* [Exercise directions]:
Find and copy each line of the records where the string "this" shows up.

Records from a data source
********

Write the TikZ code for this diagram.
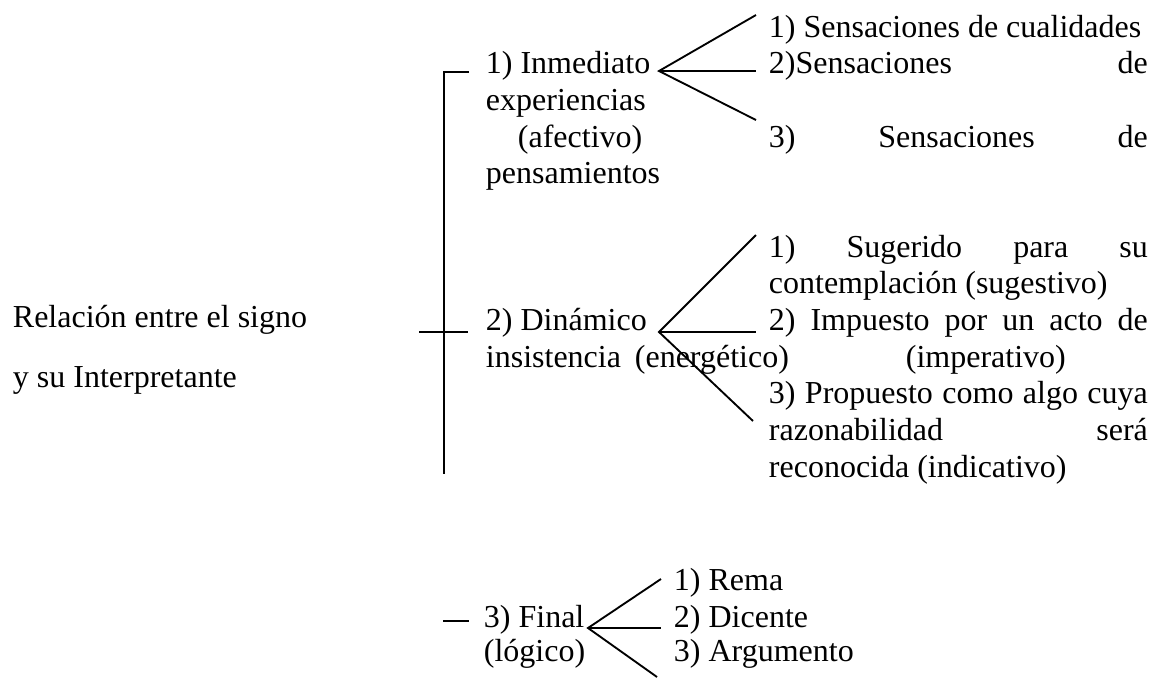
\documentclass[tikz,border=0pt]{standalone}
\usepackage{fontspec}
\setmainfont{Liberation Serif}
\begin{document}
\begin{tikzpicture}[x=0.375pt,y=-0.375pt,line width=0.7pt,
  txt/.style={inner sep=0pt,anchor=base west,font=\fontsize{12}{13.8}\selectfont}]
\useasboundingbox (0,0) rectangle (1149,677);
% left title
\node[txt] (rel1) at (12,327) {Relación entre el signo};
\node[txt] (rel2) at (12,387) {y su Interpretante};
% block 1
\node[txt] (inm) at (485,73) {1) Inmediato};
\node[txt] (exp) at (485,110) {experiencias};
\node[txt] (afe) at (517,147) {(afectivo)};
\node[txt] (pen) at (485,183) {pensamientos};
\node[txt] (s1) at (768,37) {1) Sensaciones de cualidades};
\node[txt] (s2) at (768,73) {\makebox[142.1pt][s]{2)Sensaciones de}};
\node[txt] (s3) at (768,147) {\makebox[142.1pt][s]{3) Sensaciones de}};
% block 2
\node[txt] (din) at (485,330) {2) Dinámico};
\node[txt] (ins) at (485,367) {\makebox[113.6pt][s]{insistencia (energético)}};
\node[txt] (sug) at (768,257) {\makebox[142.1pt][s]{1) Sugerido para su}};
\node[txt] (con) at (768,293) {contemplación (sugestivo)};
\node[txt] (imp) at (768,330) {\makebox[142.1pt][s]{2) Impuesto por un acto de}};
\node[txt] (imv) at (905,367) {(imperativo)};
\node[txt] (pro) at (768,403) {\makebox[142.1pt][s]{3) Propuesto como algo cuya}};
\node[txt] (raz) at (768,440) {\makebox[142.1pt][s]{razonabilidad será}};
\node[txt] (rec) at (768,477) {reconocida (indicativo)};
% block 3
\node[txt] (fin) at (483,627) {3) Final};
\node[txt] (log) at (483,661) {(lógico)};
\node[txt] (rem) at (673,590) {1) Rema};
\node[txt] (dic) at (673,627) {2) Dicente};
\node[txt] (arg) at (673,661) {3) Argumento};
% connector coordinates
\coordinate (a1) at (659,71);
\coordinate (a1u) at (756,15);
\coordinate (a1m) at (756,71);
\coordinate (a1d) at (756,120);
\coordinate (a2) at (659,332);
\coordinate (a2u) at (756,235);
\coordinate (a2m) at (756,332);
\coordinate (a2d) at (753,421);
\coordinate (a3) at (588,628);
\coordinate (a3u) at (661,579);
\coordinate (a3m) at (661,628);
\coordinate (a3d) at (657,677);
\coordinate (b0) at (469,72);
\coordinate (b1) at (444,72);
\coordinate (b2) at (444,474);
\coordinate (t1) at (419,332);
\coordinate (t2) at (468,332);
\coordinate (f1) at (443,621);
\coordinate (f2) at (469,621);
% connectors
\draw (a1u) -- (a1) -- (a1d);
\draw (a1) -- (a1m);
\draw (a2u) -- (a2) -- (a2d);
\draw (a2) -- (a2m);
\draw (a3u) -- (a3) -- (a3d);
\draw (a3) -- (a3m);
\draw (b0) -- (b1) -- (b2);
\draw (t1) -- (t2);
\draw (f1) -- (f2);
\end{tikzpicture}
\end{document}
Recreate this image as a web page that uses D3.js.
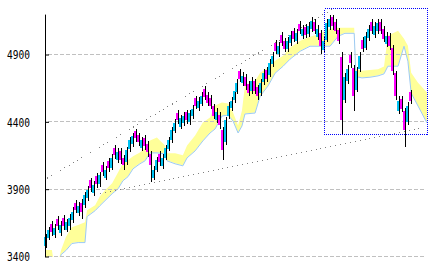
<!DOCTYPE html>
<html>
<head>
<meta charset="utf-8">
<script src="https://cdnjs.cloudflare.com/ajax/libs/d3/7.8.5/d3.min.js"></script>
<style>
body { margin: 0; background: #fff; }
svg { display: block; }
</style>
</head>
<body>
<svg width="432" height="270"></svg>
<script>
// daily candles (open / high / low / close)
var opens = [
3480,3540,3640,3560,3680,3575,3685,3600,3625,3670,
3800,3720,3800,3780,3835,3965,3870,4000,3935,4080,
3985,4110,4060,4205,4115,4185,4135,4100,4195,4235,
4335,4300,4205,4280,4235,4160,3985,4045,4160,4070,
4135,4200,4265,4335,4465,4365,4390,4470,4400,4440,
4575,4500,4535,4645,4600,4580,4515,4410,4450,4340,
4250,4440,4500,4560,4625,4775,4685,4735,4680,4630,
4700,4655,4615,4695,4785,4750,4830,4985,4905,5045,
5000,4940,4985,5075,5000,5130,5035,5105,5050,5090,
5140,5030,5060,4935,5010,5105,5175,5140,5080,4880,
4560,4700,4895,4800,4640,4790,5010,4950,5020,5140,
5045,5075,5145,5090,4975,5040,4950,4760,4480,4570,
4480,4400,4620];
var highs = [
3570,3620,3660,3640,3700,3660,3705,3680,3715,3765,
3820,3805,3825,3880,3920,3985,3960,4020,4030,4100,
4070,4130,4160,4225,4205,4205,4155,4215,4290,4320,
4350,4320,4290,4300,4255,4180,4070,4140,4180,4160,
4230,4290,4365,4420,4485,4450,4475,4490,4490,4525,
4595,4585,4625,4665,4620,4600,4535,4500,4470,4360,
4435,4550,4585,4660,4720,4795,4770,4755,4700,4735,
4720,4675,4720,4795,4805,4865,4920,5005,4995,5065,
5020,5030,5075,5095,5090,5150,5120,5125,5140,5180,
5160,5120,5080,5030,5160,5195,5195,5160,5100,4920,
4760,4825,4915,4820,4810,4920,5030,5065,5120,5160,
5140,5165,5165,5110,5065,5060,4970,4780,4590,4590,
4500,4545,4640];
var lows = [
3460,3520,3555,3540,3600,3555,3600,3580,3600,3650,
3720,3700,3680,3760,3815,3880,3850,3910,3915,4000,
3965,4030,4040,4125,4095,4090,4040,4080,4175,4215,
4250,4220,4185,4190,4140,3951,3965,4025,4075,4050,
4115,4180,4245,4315,4385,4345,4370,4385,4380,4420,
4495,4480,4515,4560,4515,4495,4420,4390,4345,4114,
4230,4420,4480,4540,4605,4695,4665,4640,4590,4610,
4605,4565,4595,4675,4695,4730,4810,4900,4885,4960,
4915,4920,4965,4990,4980,5050,5015,5020,5030,5070,
5050,5010,4900,4915,4990,5085,5085,5050,4975,4306,
4540,4680,4800,4480,4620,4770,4915,4930,5000,5050,
5025,5055,5050,4990,4955,4935,4750,4560,4460,4470,
4210,4380,4530];
var closes = [
3545,3596,3580,3610,3625,3633,3625,3655,3685,3730,
3745,3775,3730,3855,3892,3907,3930,3937,4003,4025,
4040,4055,4130,4150,4173,4114,4077,4188,4262,4292,
4277,4247,4262,4218,4173,4077,4040,4114,4100,4130,
4203,4262,4336,4395,4410,4425,4447,4410,4462,4499,
4521,4558,4595,4588,4543,4521,4447,4470,4373,4188,
4410,4521,4558,4632,4691,4721,4743,4669,4617,4706,
4632,4595,4691,4765,4721,4839,4891,4928,4965,4987,
4943,5002,5046,5017,5061,5076,5091,5046,5113,5150,
5076,5091,4965,5002,5135,5165,5113,5076,5002,4410,
4736,4795,4839,4595,4780,4891,4943,5039,5091,5076,
5113,5135,5076,5017,5039,4965,4780,4595,4558,4499,
4336,4521,4558];

// ichimoku cloud: position (in candle slots) and the two spans
var cloudIdx = [
-0.5,1.8,2.3,4.2,4.9,6.5,8.5,10.6,12.9,13.6,
16.3,17.9,19.6,22.0,24.0,25.6,27.3,29.0,31.3,33.0,
34.7,37.0,39.7,40.4,43.1,45.7,47.1,49.8,52.4,54.8,
56.5,58.8,60.8,62.5,64.2,65.5,66.5,69.9,71.6,74.2,
76.6,79.3,81.6,85.0,88.3,91.7,95.0,97.7,100.0,103.1,
103.7,105.7,108.4,111.1,113.1,114.4,117.8,119.8,121.1,122.2,
124.5,127.5];
var spanUpper = [
3448,3448,3381,3381,3448,3544,3618,3633,3655,3744,
3781,3848,3892,3944,4025,4092,4114,4144,4173,4203,
4262,4284,4225,4166,4166,4151,4225,4299,4395,4432,
4521,4543,4536,4469,4373,4484,4669,4706,4765,4802,
4854,4891,4950,5002,5032,5054,5091,5098,5098,5098,
4790,4780,4785,4790,4810,5039,5076,5017,4965,4765,
4691,4617];
var spanLower = [
3389,3389,3352,3352,3418,3448,3500,3507,3507,3700,
3744,3781,3818,3870,3907,3966,3996,4055,4092,4114,
4173,4173,4166,4114,4092,4077,4136,4188,4262,4321,
4351,4447,4454,4410,4321,4373,4462,4469,4595,4669,
4765,4817,4869,4928,4965,4965,4965,5039,5061,5061,
4740,4730,4735,4745,4760,4817,4817,4965,4854,4617,
4521,4395];

var tickValues = [3400, 3900, 4400, 4900];

// trend lines [slot, price] and the marked box
var trendUpper = [[0.2, 3981], [96.0, 5239]];
var trendLower = [[17.9, 3870], [125.2, 4351]];
var boxSlots = [93.0, 127.5];
var boxPrices = [4308, 5246];

var svg = d3.select("svg");

var x = d3.scaleLinear().domain([-0.5, 127.5]).range([45, 427]);
var y = d3.scaleLinear().domain([3400, 5200]).range([256.5, 14.1]);

var defs = svg.append("defs");
defs.append("clipPath").attr("id", "plot")
    .append("rect")
    .attr("x", 46).attr("y", 0)
    .attr("width", 381).attr("height", 257);

// cloud
var cloud = cloudIdx.map(function (d, i) {
    return {i: d, a: spanUpper[i], b: spanLower[i]};
});

var gc = svg.append("g").attr("clip-path", "url(#plot)");

gc.append("path")
    .datum(cloud)
    .attr("fill", "#ffff99")
    .attr("d", d3.area()
        .x(function (d) { return x(d.i); })
        .y0(function (d) { return y(d.b); })
        .y1(function (d) { return y(d.a); }));

gc.append("path")
    .datum(cloud)
    .attr("fill", "none")
    .attr("stroke", "#9ccaf4")
    .attr("stroke-width", 1)
    .attr("d", d3.line()
        .x(function (d) { return x(d.i); })
        .y(function (d) { return y(d.b) + 0.5; }));

// grid
svg.append("g")
    .attr("shape-rendering", "crispEdges")
    .selectAll("line")
    .data(tickValues)
    .enter().append("line")
    .attr("x1", 48).attr("x2", 426)
    .attr("y1", function (d) { return Math.floor(y(d)) + 0.5; })
    .attr("y2", function (d) { return Math.floor(y(d)) + 0.5; })
    .attr("stroke", "#c0c0c0")
    .attr("stroke-dasharray", "4,2");

// trend lines
[trendUpper, trendLower].forEach(function (t) {
    svg.append("line")
        .attr("x1", x(t[0][0])).attr("y1", y(t[0][1]))
        .attr("x2", x(t[1][0])).attr("y2", y(t[1][1]))
        .attr("stroke", "#808080")
        .attr("stroke-width", 1)
        .attr("shape-rendering", "crispEdges")
        .attr("stroke-dasharray", "1,4");
});

// candles
var candles = closes.map(function (c, i) {
    return {i: i, o: opens[i], h: highs[i], l: lows[i], c: c};
});

var g = svg.append("g").attr("shape-rendering", "crispEdges");

g.selectAll(".wick")
    .data(candles)
    .enter().append("rect")
    .attr("class", "wick")
    .attr("x", function (d) { return Math.round(x(d.i)); })
    .attr("y", function (d) { return Math.round(y(d.h)); })
    .attr("width", 1)
    .attr("height", function (d) { return Math.max(1, Math.round(y(d.l)) - Math.round(y(d.h))); })
    .attr("fill", "#000");

g.selectAll(".body")
    .data(candles)
    .enter().append("rect")
    .attr("class", "body")
    .attr("x", function (d) { return Math.round(x(d.i)) - 2; })
    .attr("y", function (d) { return Math.round(y(Math.max(d.o, d.c))); })
    .attr("width", 2)
    .attr("height", function (d) {
        return Math.max(1, Math.round(y(Math.min(d.o, d.c))) - Math.round(y(Math.max(d.o, d.c))));
    })
    .attr("fill", function (d) { return d.c >= d.o ? "#00c4f4" : "#ff00ff"; });

// box
svg.append("rect")
    .attr("x", Math.round(x(boxSlots[0])) + 0.5)
    .attr("y", Math.round(y(boxPrices[1])) + 0.5)
    .attr("width", Math.round(x(boxSlots[1])) - Math.round(x(boxSlots[0])))
    .attr("height", Math.round(y(boxPrices[0])) - Math.round(y(boxPrices[1])))
    .attr("fill", "none")
    .attr("stroke", "#0000ff")
    .attr("stroke-width", 1)
    .attr("shape-rendering", "crispEdges")
    .attr("stroke-dasharray", "1,1");

// axis
var axis = svg.append("g")
    .attr("transform", "translate(45,0)")
    .call(d3.axisLeft(y)
        .tickValues(tickValues)
        .tickSizeInner(-4)
        .tickSizeOuter(0)
        .tickPadding(15)
        .tickFormat(d3.format("d")));

axis.select(".domain").attr("stroke", "#000");
axis.selectAll(".tick line").attr("stroke", "#000");
axis.selectAll(".tick text")
    .attr("fill", "#000")
    .attr("font-family", "DejaVu Sans Mono")
    .attr("font-size", 13)
    .attr("textLength", 23)
    .attr("lengthAdjust", "spacingAndGlyphs");
</script>
</body>
</html>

********

* [Final answer]:
Write the TikZ code for this diagram.
Recreate this image as a web page that uses D3.js.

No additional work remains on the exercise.